* Russian condemns WADA “whereabouts” rules
* Urges authorities to change drugs testing regime
By Iain Rogers
MADRID, May 10 (Reuters) - World number eight Svetlana Kuznetsova has joined other top athletes in condemning drug testing rules that require players to give three months’ notice of where they will be for an hour each day.
The World Anti-Doping Agency’s (WADA) so-called “whereabouts” rules have been criticised by many professionals, including men’s world number one Rafael Nadal and Olympic pole vault champion Yelena Isinbayeva.
With WADA holding its executive board meeting in Montreal on Sunday, the controversial rule is expected to be among the hot topics discussed and Kuznetsova said they should be reworked.
“I don’t agree with this rule because it can interrupt your private life,” the Russian told Reuters in an interview arranged by the WTA Tour’s sponsor Sony Ericsson at the Madrid Open.
“If I am in Moscow for example and one night I decide to go out to my friend’s house why should I come back at eight o’clock in the morning to my house to be checked?
“It’s very tough. I think they should change.”
The International Olympic Committee (IOC) supports the regulations but WADA is battling with many sports governing bodies such as soccer’s FIFA and cycling’s UCI over the issue.
A European Union panel said last month WADA should reassess the rules as many points contravened the bloc’s privacy laws.
A legal challenge has been lodged in Belgium on behalf of 65 athletes, including cyclists and volleyball players, who argue the rule breaks EU privacy laws. FIFPro, the soccer players’ union, is also mounting a case.
The issue of drugs in tennis came to the fore again on Sunday after French player Richard Gasquet said he had tested positive for cocaine at a tournament in Miami last month.
Shortly after capturing the 2004 U.S. Open title Kuznetsova had a brush with doping allegations when she was wrongfully accused by Belgian regional sports minister Claude Eerdekens of failing a drugs test during an exhibition tournament.

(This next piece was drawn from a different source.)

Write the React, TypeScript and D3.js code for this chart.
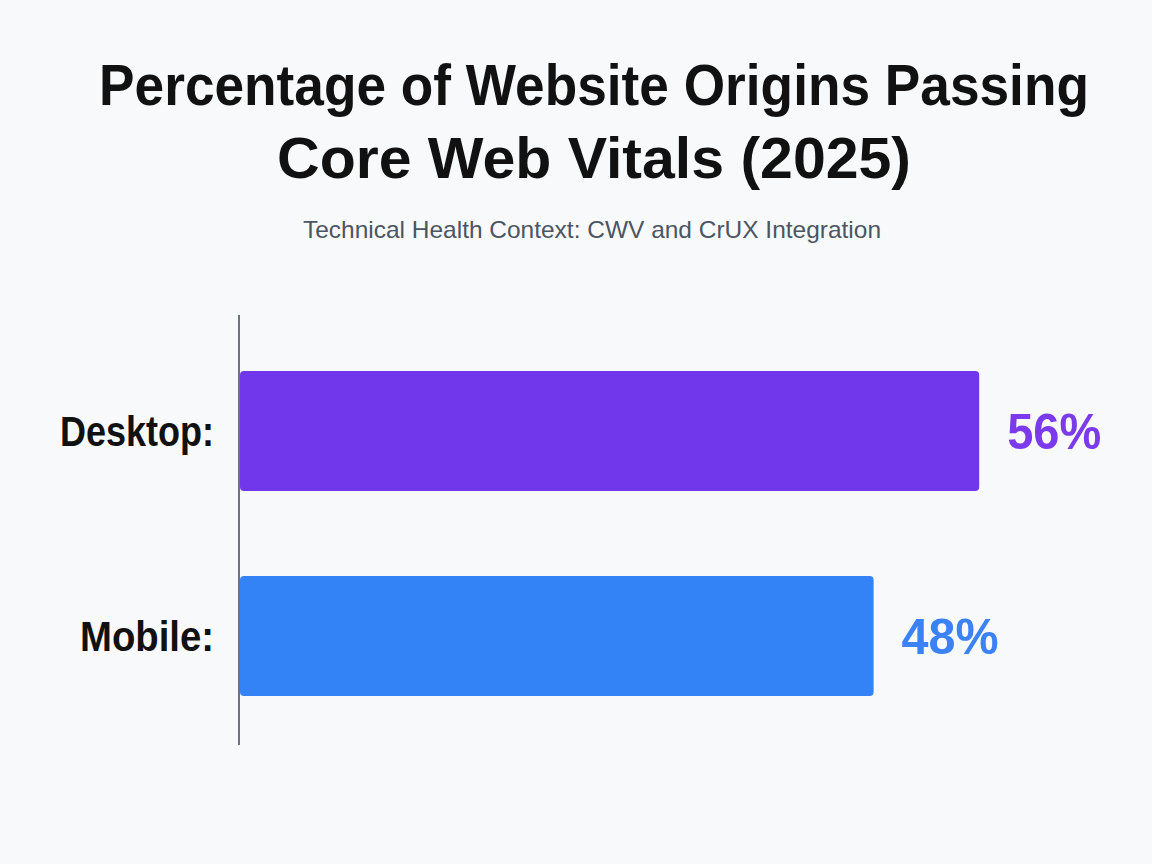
import React, { useEffect, useRef } from "react";
import * as d3 from "d3";

const categories = ["Desktop:", "Mobile:"];
const values = [56, 48];
const barColors = ["#7038ea", "#3382f6"];
const labelColors = ["#7c3aed", "#3b82f6"];
const titleLines = ["Percentage of Website Origins Passing", "Core Web Vitals (2025)"];
const subtitle = "Technical Health Context: CWV and CrUX Integration";

const width = 1152;
const height = 864;
const font = "'Liberation Sans', Arial, Helvetica, sans-serif";

// measured text widths so the narrow look of the original is kept
const titleWidths = [990, 634];
const categoryWidths = [154, 134];
const valueWidths = [94, 97];

function draw(node: SVGSVGElement) {
  const svg = d3.select(node);
  svg.selectAll("*").remove();

  svg.append("rect")
    .attr("width", width)
    .attr("height", height)
    .attr("fill", "#f8f9fb");

  // title: each line squeezed horizontally to the width in the original
  const title = svg.append("g")
    .selectAll("g")
    .data(titleLines)
    .enter().append("g");

  title.append("text")
    .attr("text-anchor", "middle")
    .style("font-family", font)
    .style("font-weight", 700)
    .style("font-size", "58px")
    .attr("fill", "#111111")
    .text(d => d);

  title.attr("transform", function (d, i) {
    const t = (this as SVGGElement).querySelector("text") as SVGTextElement;
    const w = t.getComputedTextLength() || titleWidths[i];
    return `translate(594,${105 + i * 73}) scale(${titleWidths[i] / w},1)`;
  });

  svg.append("text")
    .attr("x", 592)
    .attr("y", 238)
    .attr("text-anchor", "middle")
    .attr("textLength", 578)
    .attr("lengthAdjust", "spacingAndGlyphs")
    .style("font-family", font)
    .style("font-size", "24px")
    .attr("fill", "#4b5563")
    .text(subtitle);

  const x = d3.scaleLinear().domain([0, 60]).range([240, 240 + 60 * 13.2]);
  const y = d3.scaleBand<string>()
    .domain(categories)
    .range([328.5, 738.5])
    .paddingInner(85 / 205)
    .paddingOuter(42.5 / 205);

  const rows = svg.append("g")
    .selectAll("g")
    .data(categories)
    .enter().append("g");

  rows.append("rect")
    .attr("x", x(0))
    .attr("y", d => y(d)!)
    .attr("width", (d, i) => x(values[i]) - x(0))
    .attr("height", y.bandwidth())
    .attr("rx", 4)
    .attr("fill", (d, i) => barColors[i]);

  rows.append("text")
    .attr("x", 214)
    .attr("y", d => y(d)! + y.bandwidth() / 2)
    .attr("dy", "0.35em")
    .attr("text-anchor", "end")
    .attr("textLength", (d, i) => categoryWidths[i])
    .attr("lengthAdjust", "spacingAndGlyphs")
    .style("font-family", font)
    .style("font-weight", 700)
    .style("font-size", "42px")
    .attr("fill", "#111111")
    .text(d => d);

  rows.append("text")
    .attr("x", (d, i) => x(values[i]) + 28)
    .attr("y", d => y(d)! + y.bandwidth() / 2)
    .attr("dy", "0.36em")
    .attr("textLength", (d, i) => valueWidths[i])
    .attr("lengthAdjust", "spacingAndGlyphs")
    .style("font-family", font)
    .style("font-weight", 700)
    .style("font-size", "50px")
    .attr("fill", (d, i) => labelColors[i])
    .text((d, i) => `${values[i]}%`);

  // axis line
  svg.append("line")
    .attr("x1", 239)
    .attr("x2", 239)
    .attr("y1", 315)
    .attr("y2", 745)
    .attr("stroke", "#6b7280")
    .attr("stroke-width", 2);
}

export default function App() {
  const ref = useRef<SVGSVGElement>(null);

  useEffect(() => {
    if (ref.current) draw(ref.current);
  }, []);

  return (
    <svg
      ref={ref}
      width={width}
      height={height}
      style={{ position: "absolute", left: 0, top: 0, display: "block" }}
    />
  );
}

She was swiftly cleared of any wrongdoing by tennis officials and told Reuters on Sunday it made more sense for testing on tennis players to be done during competition.
“We play tournaments almost every second or third week and they could test us anytime and they still want to interrupt our lives,” she said. “This is what I don’t agree with.”
Asked about the rules at a news conference at the Madrid Open on Sunday, world number two Serena Williams said she found them “weird” and they sometimes interfered with her social life.
“Well it’s weird sometimes if you want to go to dinner,” she said. “Like I was at dinner once and then there was doping at my house and I was just like okay well.
“But I guess you just have to give them an hour when you’re going to be at home and stick with your schedule and it will all work out for you.”